My Reflections on Sydney
by Paul Trombetta
AX3 and AX2 and almost AX3 again (HS-8)
The discussions about Australia have triggered some fond memories.
I'd like to offer some of my reflections on that trip, especially seeing that you used my photograph of the Benny in Sydney harbor.
By the way, that other carrier in the foreground of the picture was the Melbourne or Canberra, I don't recall which.
I do remember some people being invited to the ship for a cocktail party- imagine- booze on a Navy vessel.
I remember that around the second trip into Subic, there was some kind of vote that was taken.
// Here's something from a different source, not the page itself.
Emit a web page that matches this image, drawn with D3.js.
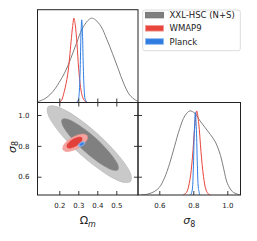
<!DOCTYPE html>
<html>
<head>
<meta charset="utf-8">
<script src="https://cdn.jsdelivr.net/npm/d3@7"></script>
<style>
  body { margin: 0; background: #fff; }
  text { font-family: "DejaVu Sans", sans-serif; fill: #222; }
</style>
</head>
<body>
<div id="chart"></div>
<script>
// 1D marginal posteriors (peak normalised to 1)
var omGray = [[0.086,0.01],[0.12,0.04],[0.15,0.09],[0.18,0.17],[0.2,0.24],[0.23,0.36],[0.26,0.52],[0.29,0.7],[0.32,0.87],[0.35,0.97],[0.37,1.0],[0.39,0.98],[0.42,0.9],[0.45,0.75],[0.48,0.58],[0.51,0.4],[0.54,0.22],[0.57,0.09],[0.6,0.03],[0.614,0.015]];
var omRed = [[0.195,0],[0.21,0.02],[0.226,0.13],[0.244,0.33],[0.262,0.72],[0.27,0.9],[0.277,1.0],[0.284,0.92],[0.293,0.7],[0.302,0.4],[0.312,0.18],[0.322,0.07],[0.335,0.015],[0.35,0]];
var omBlue = [[0.29,0],[0.3,0.03],[0.305,0.12],[0.31,0.4],[0.314,0.8],[0.318,0.98],[0.322,0.82],[0.326,0.45],[0.331,0.15],[0.336,0.04],[0.345,0]];

var s8Gray = [[0.49,0],[0.53,0.01],[0.57,0.04],[0.6,0.09],[0.63,0.2],[0.66,0.37],[0.69,0.58],[0.72,0.79],[0.75,0.94],[0.78,1.0],[0.81,0.97],[0.84,0.88],[0.87,0.8],[0.9,0.72],[0.93,0.63],[0.96,0.47],[0.98,0.3],[1.0,0.14],[1.03,0.04],[1.06,0.01],[1.075,0]];
var s8Red = [[0.74,0],[0.76,0.03],[0.78,0.18],[0.795,0.45],[0.808,0.8],[0.82,1.0],[0.832,0.85],[0.845,0.52],[0.86,0.22],[0.875,0.06],[0.89,0.01],[0.9,0]];
var s8Blue = [[0.785,0],[0.793,0.05],[0.8,0.3],[0.806,0.75],[0.812,0.98],[0.818,0.78],[0.824,0.35],[0.83,0.08],[0.838,0]];

// 2D contours (Omega_m, sigma_8) boundary points
var grayOuter = [[0.575,0.569],[0.541,0.563],[0.478,0.594],[0.398,0.659],[0.311,0.746],[0.231,0.844],[0.171,0.936],[0.139,1.009],[0.140,1.052],[0.175,1.058],[0.237,1.027],[0.318,0.962],[0.404,0.875],[0.484,0.777],[0.545,0.685],[0.577,0.612]];
var grayInner = [[0.508,0.645],[0.486,0.642],[0.444,0.664],[0.390,0.708],[0.332,0.767],[0.278,0.832],[0.237,0.894],[0.215,0.943],[0.215,0.971],[0.238,0.974],[0.279,0.952],[0.333,0.908],[0.392,0.849],[0.445,0.783],[0.486,0.722],[0.509,0.673]];
var redOuter = [[0.347,0.866],[0.347,0.843],[0.329,0.814],[0.299,0.786],[0.265,0.768],[0.236,0.764],[0.220,0.775],[0.221,0.798],[0.238,0.827],[0.268,0.854],[0.302,0.872],[0.331,0.876]];
var redInner = [[0.319,0.851],[0.319,0.837],[0.308,0.819],[0.290,0.801],[0.269,0.789],[0.251,0.785],[0.241,0.791],[0.241,0.805],[0.252,0.823],[0.270,0.841],[0.291,0.853],[0.309,0.857]];
var blueOuter = [[0.335,0.823],[0.333,0.812],[0.322,0.800],[0.308,0.794],[0.300,0.798],[0.301,0.809],[0.312,0.821],[0.326,0.827]];
var blueInner = [[0.328,0.818],[0.327,0.812],[0.321,0.805],[0.313,0.802],[0.308,0.804],[0.309,0.810],[0.315,0.817],[0.323,0.820]];

var omTicks = [0.2, 0.3, 0.4, 0.5];
var s8Ticks = [0.6, 0.8, 1.0];
var legendNames = ["XXL-HSC (N+S)", "WMAP9", "Planck"];

var gray = "#7f7f7f", red = "#e8453c", blue = "#2f7de3";
var legendColors = [gray, red, blue];
var legendEdges = ["#6a6a6a", "#f29a94", "#8db8f0"];

var svg = d3.select("#chart").append("svg")
  .attr("width", 257)
  .attr("height", 241);

// panel edges
var x0 = 37.5, x1 = 138, x2 = 240.5;
var y0 = 9.7, y1 = 102.5, y2 = 195;

var xOm = d3.scaleLinear().domain([0.0853, 0.6142]).range([x0, x1]);
var yS8 = d3.scaleLinear().domain([0.4814, 1.081]).range([y2, y1]);
var xS8 = d3.scaleLinear().domain([0.4747, 1.0776]).range([x1, x2]);
var yTop = d3.scaleLinear().domain([0, 1.1]).range([y1, y0]);
var yBR = d3.scaleLinear().domain([0, 1.1]).range([y2, y1]);

var clipIds = ["clipTL", "clipBL", "clipBR"];
var clipBoxes = [[x0, y0, x1 - x0, y1 - y0], [x0, y1, x1 - x0, y2 - y1], [x1, y1, x2 - x1, y2 - y1]];
var defs = svg.append("defs");
clipIds.forEach(function(id, i) {
  defs.append("clipPath").attr("id", id).append("rect")
    .attr("x", clipBoxes[i][0]).attr("y", clipBoxes[i][1])
    .attr("width", clipBoxes[i][2]).attr("height", clipBoxes[i][3]);
});

// top-left: Omega_m marginal
var lineTL = d3.line().x(d => xOm(d[0])).y(d => yTop(d[1])).curve(d3.curveCatmullRom.alpha(0.5));
var gTL = svg.append("g").attr("clip-path", "url(#clipTL)");
[[omGray, gray], [omRed, red], [omBlue, blue]].forEach(function(s) {
  gTL.append("path").attr("d", lineTL(s[0]))
    .attr("fill", "none").attr("stroke", s[1]).attr("stroke-width", 1);
});

// bottom-left: 2D contours
var contour = d3.line().x(d => xOm(d[0])).y(d => yS8(d[1])).curve(d3.curveCatmullRomClosed);
var gBL = svg.append("g").attr("clip-path", "url(#clipBL)");
[[grayOuter, "#c9c9c9", "#b3b3b3"], [grayInner, "#808080", "#808080"],
 [redOuter, "#f3a4a0", "#f08e88"], [redInner, "#e2403a", "#e2403a"],
 [blueOuter, "#94bbef", "#7eaaea"], [blueInner, "#3b7fe0", "#3b7fe0"]].forEach(function(c) {
  gBL.append("path").attr("d", contour(c[0]))
    .attr("fill", c[1]).attr("stroke", c[2]).attr("stroke-width", 0.6);
});

// bottom-right: sigma_8 marginal
var lineBR = d3.line().x(d => xS8(d[0])).y(d => yBR(d[1])).curve(d3.curveCatmullRom.alpha(0.5));
var gBR = svg.append("g").attr("clip-path", "url(#clipBR)");
[[s8Gray, gray], [s8Red, red], [s8Blue, blue]].forEach(function(s) {
  gBR.append("path").attr("d", lineBR(s[0]))
    .attr("fill", "none").attr("stroke", s[1]).attr("stroke-width", 1);
});

// axes, ticks pointing inward
function ticksIn(axis) { return axis.tickSizeInner(-4).tickSizeOuter(0); }

svg.append("g").attr("transform", `translate(0,${y1})`)
  .call(ticksIn(d3.axisBottom(xOm).tickValues(omTicks).tickFormat("")));
svg.append("g").attr("transform", `translate(0,${y1})`)
  .call(ticksIn(d3.axisTop(xOm).tickValues(omTicks).tickFormat("")));
svg.append("g").attr("transform", `translate(0,${y2})`)
  .call(ticksIn(d3.axisBottom(xOm).tickValues(omTicks).tickFormat(d3.format(".1f")).tickPadding(8)));
svg.append("g").attr("transform", `translate(${x0},0)`)
  .call(ticksIn(d3.axisLeft(yS8).tickValues(s8Ticks).tickFormat(d3.format(".1f")).tickPadding(8)));
svg.append("g").attr("transform", `translate(${x1},0)`)
  .call(ticksIn(d3.axisRight(yS8).tickValues(s8Ticks).tickFormat("")));
svg.append("g").attr("transform", `translate(${x1},0)`)
  .call(ticksIn(d3.axisLeft(yS8).tickValues(s8Ticks).tickFormat("")));
svg.append("g").attr("transform", `translate(0,${y2})`)
  .call(ticksIn(d3.axisBottom(xS8).tickValues(s8Ticks).tickFormat(d3.format(".1f")).tickPadding(8)));

svg.selectAll(".tick line").attr("stroke", "#222").attr("stroke-width", 0.9);
svg.selectAll(".domain").remove();
svg.selectAll(".tick text").attr("font-size", 7).attr("font-family", "DejaVu Sans").attr("fill", "#222");

// panel frames
clipBoxes.forEach(function(b) {
  svg.append("rect").attr("x", b[0]).attr("y", b[1]).attr("width", b[2]).attr("height", b[3])
    .attr("fill", "none").attr("stroke", "#222").attr("stroke-width", 1);
});

// axis labels
var lab1 = svg.append("text").attr("x", (x0 + x1) / 2).attr("y", 224)
  .attr("text-anchor", "middle").attr("font-size", 11);
lab1.append("tspan").text("Ω");
lab1.append("tspan").attr("font-size", 8).attr("font-style", "italic").attr("dy", 2.5).text("m");

var lab2 = svg.append("text").attr("x", (x1 + x2) / 2).attr("y", 224)
  .attr("text-anchor", "middle").attr("font-size", 11);
lab2.append("tspan").attr("font-style", "italic").text("σ");
lab2.append("tspan").attr("font-size", 8).attr("dy", 2.5).text("8");

var lab3 = svg.append("text").attr("transform", "translate(15.5,147) rotate(-90)")
  .attr("text-anchor", "middle").attr("font-size", 11);
lab3.append("tspan").attr("font-style", "italic").text("σ");
lab3.append("tspan").attr("font-size", 8).attr("dy", 2.5).text("8");

// legend
var leg = svg.append("g");
leg.append("rect").attr("x", 142.7).attr("y", 10).attr("width", 97.6).attr("height", 40.7)
  .attr("rx", 2).attr("fill", "#fff").attr("fill-opacity", 0.85)
  .attr("stroke", "#d3d3d3").attr("stroke-width", 0.8);
legendNames.forEach(function(name, i) {
  var y = 12.3 + i * 13.2;
  leg.append("rect").attr("x", 145.5).attr("y", y).attr("width", 18).attr("height", 5.6)
    .attr("fill", legendColors[i]).attr("stroke", legendEdges[i]).attr("stroke-width", 0.8);
  leg.append("text").attr("x", 169.5).attr("y", y + 5.9).attr("font-size", 8.5).text(name);
});
</script>
</body>
</html>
The skipper wanted to know how many of the crew would like to go to Australia (since it was going to be after our normal cruise and would add time to the deployment).
If I remember correctly, the single guys outnumbered the married guys and Australia won the day.
I'll never forget the many "flight deck evolutions" that we had, practicing making a picture of Snoopy and a Kangaroo shaking hands for the aerial photographers. We also practiced singing Waltzing Matilda. The singing was recorded and played over the 5MC (is that right?) as we pulled into port.
A little side note on that singing practice- a couple of us were pretty close to the microphone so we used a bit of profanity (while all the while keeping the beat). When it was played back, if you listened real close, you could hear the refrain, ".........your'll come a waltzin' matilda with me (bum f....). It seemed funny at the time.
I remember that phone center was set up on the flight deck, and a message board had all kinds of invitations on it- people inviting us into their homes, etc. Most of my friends and I had liberty that first day (Henry Kaufmann, Jerry Moore, John Jepson, and a few others). WE bypassed the invitation board and hit the beach.
First thing we did was get a room in a hotel at the top of Kings Cross (good move). The next thing we did was change into civvies (bad move- not to mention illegal).
We went to a restaurant and drank what seemed to be gallons and gallons of fresh milk. On the radio was an announcer who was saying that he never saw Sydney sidewalks so full of people on a Sunday. He said that it must be because there are 10,000 American sailors in town- go get 'em girls.
After we wised up and changed back into dress blues, I was amazed. We got picked up by women on the street and they really showed us a great time. We went to places like the Latin Quarter, Les Girls, and many other night spots.
One of my favorite places was the Motor Club. Reception on the ground floor, Night club with a show on the second floor, mens bar on the third floor, and a casino on the fourth floor.
I met an Australian sailor who lived in Sydney. He had a car. One night he and I double-dated a couple of school teachers and went to the Saint Georges League Rugby Club.
He got so drunk that he couldn't drive. The girls didn't drive either.
Guess what. I had to learn how to drive a right hand drive, shifting with my left hand and driving on the right hand side of the road. Nearly got us all killed.
I'll never forget the Repatriation General Hospital in Concord. We called the nurses quarters and told them to wait by the curb- some Americans were coming by who needed a date. We got a cab and cruised in front of that place and took our pick of the lovelies. Then we went to Coogie Beach- the sportsmans club and had another great time.
Sydney was a place that welcomed us and after a long westpac cruise, we really felt at home.
To this day I clearly recall departing Garden Island Pier- the hundreds of white hats lofted gracefully to the shore and the tears of sorrow flowing from hundreds of womens eyes as we slowly sailed away.